*CHALLENGE*.
Omit all images. Write out the rest of the material exactly.

*STORED DATA*.
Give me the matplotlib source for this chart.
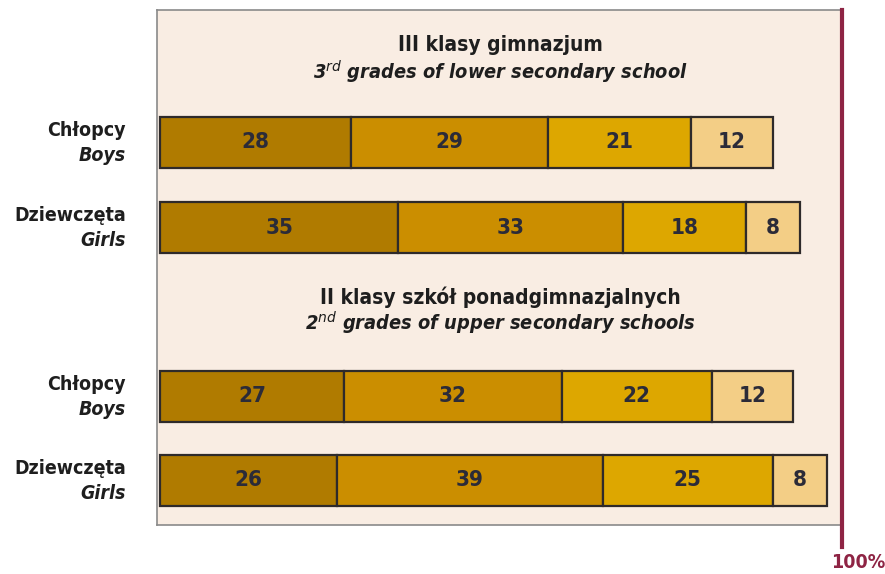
import matplotlib
matplotlib.use("Agg")
import matplotlib.pyplot as plt
from matplotlib import font_manager
from matplotlib.font_manager import FontProperties

ttf = font_manager.fontManager.ttflist

def find_font(weight_bold, italic):
    cands = []
    for f in ttf:
        fn = f.fname.lower()
        if ('narrow' in fn or 'condensed' in fn) and ('sans' in fn):
            isb = 'bold' in fn
            isi = ('italic' in fn) or ('oblique' in fn)
            if isb == weight_bold and isi == italic:
                cands.append(f.fname)
    cands.sort(key=lambda s: (0 if 'liberation' in s.lower() else 1, len(s)))
    return cands[0] if cands else None

def fp(bold=False, italic=False, size=14):
    fn = find_font(bold, italic)
    if fn:
        return FontProperties(fname=fn, size=size)
    return FontProperties(family='DejaVu Sans', weight='bold' if bold else 'normal',
                          style='italic' if italic else 'normal', size=size)

# Data
rows_pl = ["Chłopcy", "Dziewczęta", "Chłopcy", "Dziewczęta"]
rows_en = ["Boys", "Girls", "Boys", "Girls"]
values = [
    [28, 29, 21, 12],
    [35, 33, 18, 8],
    [27, 32, 22, 12],
    [26, 39, 25, 8],
]
colors = ["#B07B00", "#CB8E00", "#DDA700", "#F3CE86"]
group_titles_pl = ["III klasy gimnazjum", "II klasy szkół ponadgimnazjalnych"]
group_titles_en = ["3$^{rd}$ grades of lower secondary school",
                   "2$^{nd}$ grades of upper secondary schools"]

W, H = 885, 574
fig = plt.figure(figsize=(W/100, H/100), dpi=100)
fig.patch.set_facecolor("white")

x0, x1, y0, y1 = 157, 843, 10, 525
ax = fig.add_axes([x0/W, 1 - y1/H, (x1-x0)/W, (y1-y0)/H])
ax.set_facecolor("#F9EDE3")
ppu = 6.81
ax.set_xlim(-(160-x0)/ppu, (x1-160)/ppu)
ax.set_ylim(y1, y0)

row_y = [142.5, 227.5, 396.5, 480.5]
bar_h = 51
title_y = [(45, 72), (297, 323)]

num_fp = fp(bold=True, size=16)
lab_fp = fp(bold=True, size=14)
lab_fp_i = fp(bold=True, italic=True, size=14)

for i, vals in enumerate(values):
    left = 0
    for j, v in enumerate(vals):
        ax.barh(row_y[i], v, left=left, height=bar_h, color=colors[j],
                edgecolor="#2E2A2A", linewidth=1.6, zorder=3)
        ax.text(left + v/2, row_y[i], str(v), ha="center", va="center",
                fontproperties=num_fp, color="#2B2B38", zorder=4)
        left += v
    fig.text(126/W, 1 - (row_y[i]-12)/H, rows_pl[i], ha="right", va="center",
             fontproperties=lab_fp, color="#1E1E1E")
    fig.text(126/W, 1 - (row_y[i]+13)/H, rows_en[i], ha="right", va="center",
             fontproperties=lab_fp_i, color="#1E1E1E")

for k in range(2):
    ax.text(50, title_y[k][0], group_titles_pl[k], ha="center", va="center",
            fontproperties=fp(bold=True, size=15), color="#1E1E1E")
    ax.text(50, title_y[k][1], group_titles_en[k], ha="center", va="center",
            fontproperties=fp(bold=True, italic=True, size=14.3), color="#1E1E1E")

ax.set_xticks([])
ax.set_yticks([])
for s in ["top", "left", "bottom"]:
    ax.spines[s].set_color("#8A8A8A")
    ax.spines[s].set_linewidth(1.2)
ax.spines["right"].set_visible(False)

ax.plot([100.2, 100.2], [y0, 547], color="#8E2444", linewidth=3, clip_on=False, zorder=5)
fig.text(885/W, 1 - 562/H, "100%", ha="right", va="center",
         fontproperties=fp(bold=True, size=14), color="#8E2444")

fig.savefig("out.png", dpi=100)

*FINISHED TASK*.
Give me the matplotlib source for this chart.
import matplotlib
matplotlib.use("Agg")
import matplotlib.pyplot as plt
from matplotlib import font_manager
from matplotlib.font_manager import FontProperties

ttf = font_manager.fontManager.ttflist

def find_font(weight_bold, italic):
    cands = []
    for f in ttf:
        fn = f.fname.lower()
        if ('narrow' in fn or 'condensed' in fn) and ('sans' in fn):
            isb = 'bold' in fn
            isi = ('italic' in fn) or ('oblique' in fn)
            if isb == weight_bold and isi == italic:
                cands.append(f.fname)
    cands.sort(key=lambda s: (0 if 'liberation' in s.lower() else 1, len(s)))
    return cands[0] if cands else None

def fp(bold=False, italic=False, size=14):
    fn = find_font(bold, italic)
    if fn:
        return FontProperties(fname=fn, size=size)
    return FontProperties(family='DejaVu Sans', weight='bold' if bold else 'normal',
                          style='italic' if italic else 'normal', size=size)

# Data
rows_pl = ["Chłopcy", "Dziewczęta", "Chłopcy", "Dziewczęta"]
rows_en = ["Boys", "Girls", "Boys", "Girls"]
values = [
    [28, 29, 21, 12],
    [35, 33, 18, 8],
    [27, 32, 22, 12],
    [26, 39, 25, 8],
]
colors = ["#B07B00", "#CB8E00", "#DDA700", "#F3CE86"]
group_titles_pl = ["III klasy gimnazjum", "II klasy szkół ponadgimnazjalnych"]
group_titles_en = ["3$^{rd}$ grades of lower secondary school",
                   "2$^{nd}$ grades of upper secondary schools"]

W, H = 885, 574
fig = plt.figure(figsize=(W/100, H/100), dpi=100)
fig.patch.set_facecolor("white")

x0, x1, y0, y1 = 157, 843, 10, 525
ax = fig.add_axes([x0/W, 1 - y1/H, (x1-x0)/W, (y1-y0)/H])
ax.set_facecolor("#F9EDE3")
ppu = 6.81
ax.set_xlim(-(160-x0)/ppu, (x1-160)/ppu)
ax.set_ylim(y1, y0)

row_y = [142.5, 227.5, 396.5, 480.5]
bar_h = 51
title_y = [(45, 72), (297, 323)]

num_fp = fp(bold=True, size=16)
lab_fp = fp(bold=True, size=14)
lab_fp_i = fp(bold=True, italic=True, size=14)

for i, vals in enumerate(values):
    left = 0
    for j, v in enumerate(vals):
        ax.barh(row_y[i], v, left=left, height=bar_h, color=colors[j],
                edgecolor="#2E2A2A", linewidth=1.6, zorder=3)
        ax.text(left + v/2, row_y[i], str(v), ha="center", va="center",
                fontproperties=num_fp, color="#2B2B38", zorder=4)
        left += v
    fig.text(126/W, 1 - (row_y[i]-12)/H, rows_pl[i], ha="right", va="center",
             fontproperties=lab_fp, color="#1E1E1E")
    fig.text(126/W, 1 - (row_y[i]+13)/H, rows_en[i], ha="right", va="center",
             fontproperties=lab_fp_i, color="#1E1E1E")

for k in range(2):
    ax.text(50, title_y[k][0], group_titles_pl[k], ha="center", va="center",
            fontproperties=fp(bold=True, size=15), color="#1E1E1E")
    ax.text(50, title_y[k][1], group_titles_en[k], ha="center", va="center",
            fontproperties=fp(bold=True, italic=True, size=14.3), color="#1E1E1E")

ax.set_xticks([])
ax.set_yticks([])
for s in ["top", "left", "bottom"]:
    ax.spines[s].set_color("#8A8A8A")
    ax.spines[s].set_linewidth(1.2)
ax.spines["right"].set_visible(False)

ax.plot([100.2, 100.2], [y0, 547], color="#8E2444", linewidth=3, clip_on=False, zorder=5)
fig.text(885/W, 1 - 562/H, "100%", ha="right", va="center",
         fontproperties=fp(bold=True, size=14), color="#8E2444")

fig.savefig("out.png", dpi=100)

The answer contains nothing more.